## start Information provided

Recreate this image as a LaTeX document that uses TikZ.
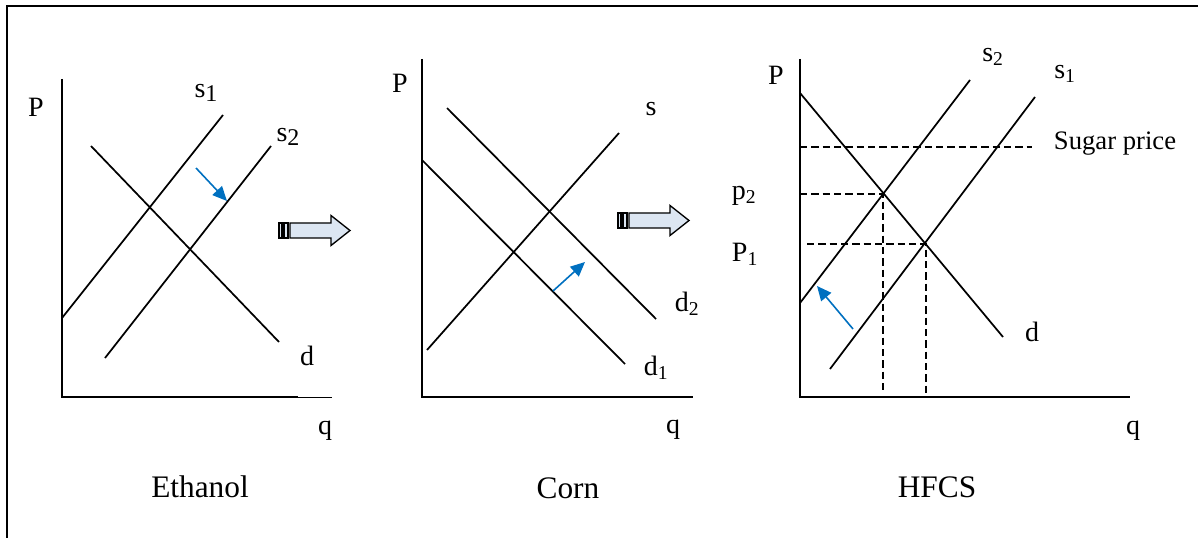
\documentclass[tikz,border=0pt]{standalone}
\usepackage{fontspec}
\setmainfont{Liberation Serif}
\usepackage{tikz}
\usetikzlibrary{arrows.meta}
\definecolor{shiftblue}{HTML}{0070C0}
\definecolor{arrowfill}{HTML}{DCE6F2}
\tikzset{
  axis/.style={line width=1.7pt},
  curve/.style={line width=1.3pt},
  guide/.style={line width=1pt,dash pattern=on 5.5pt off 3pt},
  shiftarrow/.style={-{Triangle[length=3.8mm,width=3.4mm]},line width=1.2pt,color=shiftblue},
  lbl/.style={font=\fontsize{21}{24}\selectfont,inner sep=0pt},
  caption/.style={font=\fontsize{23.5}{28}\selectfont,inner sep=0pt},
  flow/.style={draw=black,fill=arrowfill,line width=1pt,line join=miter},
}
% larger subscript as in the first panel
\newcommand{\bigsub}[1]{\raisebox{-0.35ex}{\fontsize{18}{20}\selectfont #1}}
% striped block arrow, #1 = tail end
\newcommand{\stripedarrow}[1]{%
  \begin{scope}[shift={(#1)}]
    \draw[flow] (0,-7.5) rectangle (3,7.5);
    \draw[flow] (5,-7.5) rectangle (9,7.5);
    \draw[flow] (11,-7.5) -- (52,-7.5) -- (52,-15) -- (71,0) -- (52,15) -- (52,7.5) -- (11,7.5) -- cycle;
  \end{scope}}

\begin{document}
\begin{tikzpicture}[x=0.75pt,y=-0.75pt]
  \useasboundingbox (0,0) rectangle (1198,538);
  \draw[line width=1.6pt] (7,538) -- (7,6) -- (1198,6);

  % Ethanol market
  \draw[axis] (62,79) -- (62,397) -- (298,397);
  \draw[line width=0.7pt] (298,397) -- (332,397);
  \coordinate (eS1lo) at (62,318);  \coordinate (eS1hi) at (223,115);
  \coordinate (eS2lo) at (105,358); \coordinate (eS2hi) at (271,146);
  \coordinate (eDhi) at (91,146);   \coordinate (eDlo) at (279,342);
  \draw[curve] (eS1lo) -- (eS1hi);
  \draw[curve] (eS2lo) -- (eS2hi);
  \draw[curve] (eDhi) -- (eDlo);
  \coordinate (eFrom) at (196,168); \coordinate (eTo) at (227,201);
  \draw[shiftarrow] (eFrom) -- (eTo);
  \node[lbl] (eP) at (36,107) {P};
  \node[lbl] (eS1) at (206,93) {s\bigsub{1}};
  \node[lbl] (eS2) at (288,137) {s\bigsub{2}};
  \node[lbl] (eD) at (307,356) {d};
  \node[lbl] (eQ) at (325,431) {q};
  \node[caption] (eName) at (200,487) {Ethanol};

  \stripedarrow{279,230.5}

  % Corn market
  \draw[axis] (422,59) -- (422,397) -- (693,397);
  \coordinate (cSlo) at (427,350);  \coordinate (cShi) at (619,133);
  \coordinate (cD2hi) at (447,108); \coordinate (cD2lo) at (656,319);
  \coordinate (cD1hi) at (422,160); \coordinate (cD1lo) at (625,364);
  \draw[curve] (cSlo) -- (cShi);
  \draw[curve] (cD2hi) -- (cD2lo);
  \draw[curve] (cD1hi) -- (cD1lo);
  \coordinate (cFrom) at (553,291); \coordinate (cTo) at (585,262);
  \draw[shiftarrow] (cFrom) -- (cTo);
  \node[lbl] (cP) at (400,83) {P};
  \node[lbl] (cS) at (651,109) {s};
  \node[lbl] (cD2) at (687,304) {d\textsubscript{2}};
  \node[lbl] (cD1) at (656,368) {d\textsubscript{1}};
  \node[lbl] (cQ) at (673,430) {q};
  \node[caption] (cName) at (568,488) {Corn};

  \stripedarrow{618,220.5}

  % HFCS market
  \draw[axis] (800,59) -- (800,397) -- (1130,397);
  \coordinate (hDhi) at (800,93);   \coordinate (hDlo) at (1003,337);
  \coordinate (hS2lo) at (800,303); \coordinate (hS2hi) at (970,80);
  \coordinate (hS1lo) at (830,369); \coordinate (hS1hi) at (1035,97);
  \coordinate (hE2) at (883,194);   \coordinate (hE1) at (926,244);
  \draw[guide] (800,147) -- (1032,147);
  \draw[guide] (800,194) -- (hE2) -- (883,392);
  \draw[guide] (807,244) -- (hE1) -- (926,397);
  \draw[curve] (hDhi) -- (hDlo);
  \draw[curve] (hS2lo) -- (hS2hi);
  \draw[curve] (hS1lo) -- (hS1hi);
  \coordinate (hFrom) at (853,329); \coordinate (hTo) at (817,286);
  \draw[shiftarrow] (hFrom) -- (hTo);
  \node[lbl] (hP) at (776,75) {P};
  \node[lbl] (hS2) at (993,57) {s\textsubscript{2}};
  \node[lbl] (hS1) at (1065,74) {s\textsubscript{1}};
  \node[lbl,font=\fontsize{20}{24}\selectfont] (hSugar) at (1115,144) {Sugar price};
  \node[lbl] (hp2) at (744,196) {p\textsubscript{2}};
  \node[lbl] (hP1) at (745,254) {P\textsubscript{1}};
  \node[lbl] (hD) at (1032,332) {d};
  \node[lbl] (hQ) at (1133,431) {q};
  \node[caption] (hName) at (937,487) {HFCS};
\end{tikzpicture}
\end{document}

## end Information provided
## start Information provided

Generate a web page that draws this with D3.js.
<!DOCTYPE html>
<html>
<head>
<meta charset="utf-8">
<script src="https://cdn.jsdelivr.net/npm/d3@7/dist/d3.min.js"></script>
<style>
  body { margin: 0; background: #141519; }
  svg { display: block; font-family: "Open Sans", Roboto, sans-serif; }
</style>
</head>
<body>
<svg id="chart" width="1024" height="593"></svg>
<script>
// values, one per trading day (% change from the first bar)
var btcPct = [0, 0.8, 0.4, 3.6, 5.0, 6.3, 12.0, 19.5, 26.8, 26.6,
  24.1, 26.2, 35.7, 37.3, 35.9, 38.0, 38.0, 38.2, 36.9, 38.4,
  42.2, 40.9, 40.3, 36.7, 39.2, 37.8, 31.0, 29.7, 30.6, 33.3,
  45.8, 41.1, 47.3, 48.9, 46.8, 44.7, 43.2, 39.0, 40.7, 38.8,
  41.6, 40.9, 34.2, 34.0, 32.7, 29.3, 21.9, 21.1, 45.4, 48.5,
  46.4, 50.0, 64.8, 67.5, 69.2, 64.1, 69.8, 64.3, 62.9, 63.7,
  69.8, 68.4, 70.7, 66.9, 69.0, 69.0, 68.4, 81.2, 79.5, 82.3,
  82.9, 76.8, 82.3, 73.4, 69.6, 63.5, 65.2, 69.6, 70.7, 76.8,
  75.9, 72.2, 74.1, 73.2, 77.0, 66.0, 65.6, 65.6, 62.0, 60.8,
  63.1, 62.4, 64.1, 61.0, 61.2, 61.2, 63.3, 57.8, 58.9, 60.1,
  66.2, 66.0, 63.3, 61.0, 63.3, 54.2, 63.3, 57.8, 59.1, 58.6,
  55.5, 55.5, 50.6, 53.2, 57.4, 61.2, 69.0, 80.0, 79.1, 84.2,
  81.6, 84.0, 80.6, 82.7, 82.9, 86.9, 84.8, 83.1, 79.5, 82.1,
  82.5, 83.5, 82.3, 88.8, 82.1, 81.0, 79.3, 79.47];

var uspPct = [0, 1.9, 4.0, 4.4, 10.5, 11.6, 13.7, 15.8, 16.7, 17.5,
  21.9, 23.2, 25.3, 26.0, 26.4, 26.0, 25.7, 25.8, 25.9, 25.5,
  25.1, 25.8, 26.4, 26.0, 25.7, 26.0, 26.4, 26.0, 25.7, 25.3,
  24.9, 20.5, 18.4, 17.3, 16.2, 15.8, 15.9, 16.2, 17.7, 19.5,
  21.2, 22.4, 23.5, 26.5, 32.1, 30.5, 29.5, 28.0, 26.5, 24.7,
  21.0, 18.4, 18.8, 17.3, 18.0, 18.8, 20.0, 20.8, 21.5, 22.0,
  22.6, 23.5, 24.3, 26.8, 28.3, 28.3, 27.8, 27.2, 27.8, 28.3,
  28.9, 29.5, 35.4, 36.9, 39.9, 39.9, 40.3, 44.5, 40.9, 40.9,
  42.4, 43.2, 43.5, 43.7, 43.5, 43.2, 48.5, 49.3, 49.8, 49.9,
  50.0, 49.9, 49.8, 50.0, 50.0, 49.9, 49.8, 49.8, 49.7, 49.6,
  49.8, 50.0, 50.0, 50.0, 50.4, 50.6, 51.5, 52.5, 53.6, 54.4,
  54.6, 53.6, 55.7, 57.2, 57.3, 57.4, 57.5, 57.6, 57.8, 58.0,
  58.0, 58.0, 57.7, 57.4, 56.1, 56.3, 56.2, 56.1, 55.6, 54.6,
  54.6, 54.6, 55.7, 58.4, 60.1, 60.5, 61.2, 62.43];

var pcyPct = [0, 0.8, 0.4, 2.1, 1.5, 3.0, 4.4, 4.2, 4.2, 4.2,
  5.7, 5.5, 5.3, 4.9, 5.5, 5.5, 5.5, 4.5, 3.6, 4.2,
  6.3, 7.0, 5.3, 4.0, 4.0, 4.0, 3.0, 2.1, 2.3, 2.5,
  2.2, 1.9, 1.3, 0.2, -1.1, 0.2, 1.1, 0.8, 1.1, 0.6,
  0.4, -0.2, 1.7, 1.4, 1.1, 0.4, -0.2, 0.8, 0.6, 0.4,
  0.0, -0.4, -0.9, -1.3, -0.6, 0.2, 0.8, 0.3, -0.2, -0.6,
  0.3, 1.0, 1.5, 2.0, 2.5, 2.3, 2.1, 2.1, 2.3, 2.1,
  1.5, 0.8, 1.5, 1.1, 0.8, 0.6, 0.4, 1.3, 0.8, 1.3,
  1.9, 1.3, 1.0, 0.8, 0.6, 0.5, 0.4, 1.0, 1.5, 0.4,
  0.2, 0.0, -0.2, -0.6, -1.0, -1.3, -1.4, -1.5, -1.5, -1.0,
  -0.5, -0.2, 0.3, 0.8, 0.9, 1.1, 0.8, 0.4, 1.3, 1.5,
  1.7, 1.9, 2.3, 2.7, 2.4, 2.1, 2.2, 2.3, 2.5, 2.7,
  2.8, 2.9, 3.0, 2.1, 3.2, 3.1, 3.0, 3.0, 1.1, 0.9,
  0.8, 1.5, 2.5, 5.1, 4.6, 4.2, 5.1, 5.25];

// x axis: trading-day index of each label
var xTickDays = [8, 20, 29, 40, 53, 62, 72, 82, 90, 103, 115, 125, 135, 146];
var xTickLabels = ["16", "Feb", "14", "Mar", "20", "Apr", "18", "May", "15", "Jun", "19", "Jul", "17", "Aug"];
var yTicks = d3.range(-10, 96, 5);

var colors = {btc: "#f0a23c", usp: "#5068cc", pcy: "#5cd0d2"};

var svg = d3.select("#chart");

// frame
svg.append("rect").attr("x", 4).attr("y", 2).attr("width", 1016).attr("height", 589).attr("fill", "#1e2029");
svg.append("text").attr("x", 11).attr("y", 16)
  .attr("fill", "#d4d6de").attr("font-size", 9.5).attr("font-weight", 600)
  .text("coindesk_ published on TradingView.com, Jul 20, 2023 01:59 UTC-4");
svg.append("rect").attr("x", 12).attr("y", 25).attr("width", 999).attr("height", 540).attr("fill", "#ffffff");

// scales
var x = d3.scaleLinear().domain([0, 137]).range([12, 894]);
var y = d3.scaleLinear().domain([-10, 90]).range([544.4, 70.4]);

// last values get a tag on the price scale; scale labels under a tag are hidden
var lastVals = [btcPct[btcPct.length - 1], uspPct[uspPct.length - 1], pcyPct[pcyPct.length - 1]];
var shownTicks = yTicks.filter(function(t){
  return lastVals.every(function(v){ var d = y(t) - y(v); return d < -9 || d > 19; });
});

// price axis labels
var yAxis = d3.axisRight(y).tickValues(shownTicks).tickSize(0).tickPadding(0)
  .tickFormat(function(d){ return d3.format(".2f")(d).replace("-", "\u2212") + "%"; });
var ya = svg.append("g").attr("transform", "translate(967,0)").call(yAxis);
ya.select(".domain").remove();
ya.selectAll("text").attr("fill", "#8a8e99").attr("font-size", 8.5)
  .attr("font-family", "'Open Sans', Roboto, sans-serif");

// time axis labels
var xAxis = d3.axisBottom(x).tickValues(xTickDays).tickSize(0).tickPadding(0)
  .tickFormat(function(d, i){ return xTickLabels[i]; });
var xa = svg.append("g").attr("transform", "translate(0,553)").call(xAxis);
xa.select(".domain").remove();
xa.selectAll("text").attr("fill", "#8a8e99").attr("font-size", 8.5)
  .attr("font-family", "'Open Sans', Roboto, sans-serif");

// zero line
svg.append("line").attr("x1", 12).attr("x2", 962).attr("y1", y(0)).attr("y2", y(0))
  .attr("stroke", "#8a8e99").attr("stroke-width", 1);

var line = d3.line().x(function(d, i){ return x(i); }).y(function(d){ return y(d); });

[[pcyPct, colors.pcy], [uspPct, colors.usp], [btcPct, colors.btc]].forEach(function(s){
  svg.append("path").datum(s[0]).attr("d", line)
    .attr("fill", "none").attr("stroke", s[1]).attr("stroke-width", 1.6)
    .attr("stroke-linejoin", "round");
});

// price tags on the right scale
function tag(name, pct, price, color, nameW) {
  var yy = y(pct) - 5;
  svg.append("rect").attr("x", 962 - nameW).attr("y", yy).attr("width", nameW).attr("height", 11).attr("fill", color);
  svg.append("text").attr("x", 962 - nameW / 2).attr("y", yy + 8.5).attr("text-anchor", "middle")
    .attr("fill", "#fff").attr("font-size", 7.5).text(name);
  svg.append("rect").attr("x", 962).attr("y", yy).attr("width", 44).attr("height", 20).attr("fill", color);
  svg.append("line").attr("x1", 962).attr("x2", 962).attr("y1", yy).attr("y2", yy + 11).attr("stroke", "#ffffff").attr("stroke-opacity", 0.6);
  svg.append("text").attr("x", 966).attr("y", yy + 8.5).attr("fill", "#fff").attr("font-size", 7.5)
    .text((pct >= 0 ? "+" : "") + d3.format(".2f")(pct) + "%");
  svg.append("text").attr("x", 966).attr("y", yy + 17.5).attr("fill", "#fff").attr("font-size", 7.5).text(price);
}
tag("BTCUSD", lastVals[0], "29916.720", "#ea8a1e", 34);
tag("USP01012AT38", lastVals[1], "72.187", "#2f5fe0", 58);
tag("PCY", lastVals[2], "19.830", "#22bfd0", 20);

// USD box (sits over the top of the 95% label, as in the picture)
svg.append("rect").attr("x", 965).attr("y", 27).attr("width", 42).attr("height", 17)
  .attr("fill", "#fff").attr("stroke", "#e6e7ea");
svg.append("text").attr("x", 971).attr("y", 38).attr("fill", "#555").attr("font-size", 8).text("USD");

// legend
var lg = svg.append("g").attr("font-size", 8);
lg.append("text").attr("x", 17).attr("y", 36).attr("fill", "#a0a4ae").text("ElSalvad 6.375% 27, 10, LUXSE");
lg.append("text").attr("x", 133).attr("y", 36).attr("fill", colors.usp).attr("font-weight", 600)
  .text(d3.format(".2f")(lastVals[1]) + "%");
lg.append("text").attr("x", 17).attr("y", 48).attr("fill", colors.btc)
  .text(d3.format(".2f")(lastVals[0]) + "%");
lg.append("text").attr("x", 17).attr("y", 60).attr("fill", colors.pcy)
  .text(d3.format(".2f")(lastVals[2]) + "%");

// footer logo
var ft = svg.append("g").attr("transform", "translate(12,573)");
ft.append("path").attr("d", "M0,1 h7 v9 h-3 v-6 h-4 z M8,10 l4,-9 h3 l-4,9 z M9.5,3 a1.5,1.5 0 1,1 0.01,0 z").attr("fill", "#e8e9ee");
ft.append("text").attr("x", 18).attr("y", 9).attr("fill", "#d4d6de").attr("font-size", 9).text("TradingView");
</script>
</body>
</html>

## end Information provided
## start Information provided

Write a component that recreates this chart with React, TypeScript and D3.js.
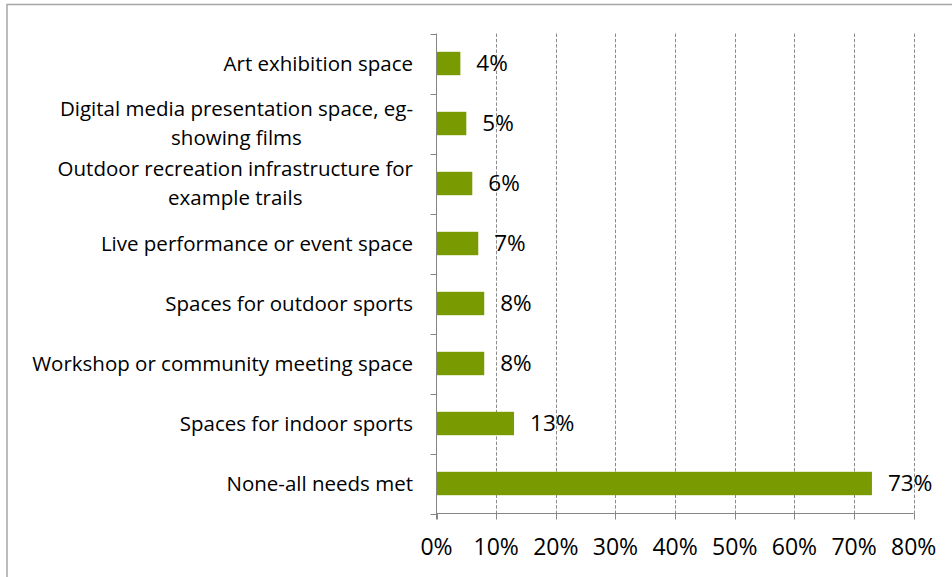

## end Information provided

§ **Instructions to follow**
Of the lines above, extract only those from the line with "Generate a web" to the line with "82.5, 83.5, 82.3, 88.8, 82.1, 81.0, 79.3, 79.47];", both included, exactly as written.

§ **Response to this task**
Generate a web page that draws this with D3.js.
<!DOCTYPE html>
<html>
<head>
<meta charset="utf-8">
<script src="https://cdn.jsdelivr.net/npm/d3@7/dist/d3.min.js"></script>
<style>
  body { margin: 0; background: #141519; }
  svg { display: block; font-family: "Open Sans", Roboto, sans-serif; }
</style>
</head>
<body>
<svg id="chart" width="1024" height="593"></svg>
<script>
// values, one per trading day (% change from the first bar)
var btcPct = [0, 0.8, 0.4, 3.6, 5.0, 6.3, 12.0, 19.5, 26.8, 26.6,
  24.1, 26.2, 35.7, 37.3, 35.9, 38.0, 38.0, 38.2, 36.9, 38.4,
  42.2, 40.9, 40.3, 36.7, 39.2, 37.8, 31.0, 29.7, 30.6, 33.3,
  45.8, 41.1, 47.3, 48.9, 46.8, 44.7, 43.2, 39.0, 40.7, 38.8,
  41.6, 40.9, 34.2, 34.0, 32.7, 29.3, 21.9, 21.1, 45.4, 48.5,
  46.4, 50.0, 64.8, 67.5, 69.2, 64.1, 69.8, 64.3, 62.9, 63.7,
  69.8, 68.4, 70.7, 66.9, 69.0, 69.0, 68.4, 81.2, 79.5, 82.3,
  82.9, 76.8, 82.3, 73.4, 69.6, 63.5, 65.2, 69.6, 70.7, 76.8,
  75.9, 72.2, 74.1, 73.2, 77.0, 66.0, 65.6, 65.6, 62.0, 60.8,
  63.1, 62.4, 64.1, 61.0, 61.2, 61.2, 63.3, 57.8, 58.9, 60.1,
  66.2, 66.0, 63.3, 61.0, 63.3, 54.2, 63.3, 57.8, 59.1, 58.6,
  55.5, 55.5, 50.6, 53.2, 57.4, 61.2, 69.0, 80.0, 79.1, 84.2,
  81.6, 84.0, 80.6, 82.7, 82.9, 86.9, 84.8, 83.1, 79.5, 82.1,
  82.5, 83.5, 82.3, 88.8, 82.1, 81.0, 79.3, 79.47];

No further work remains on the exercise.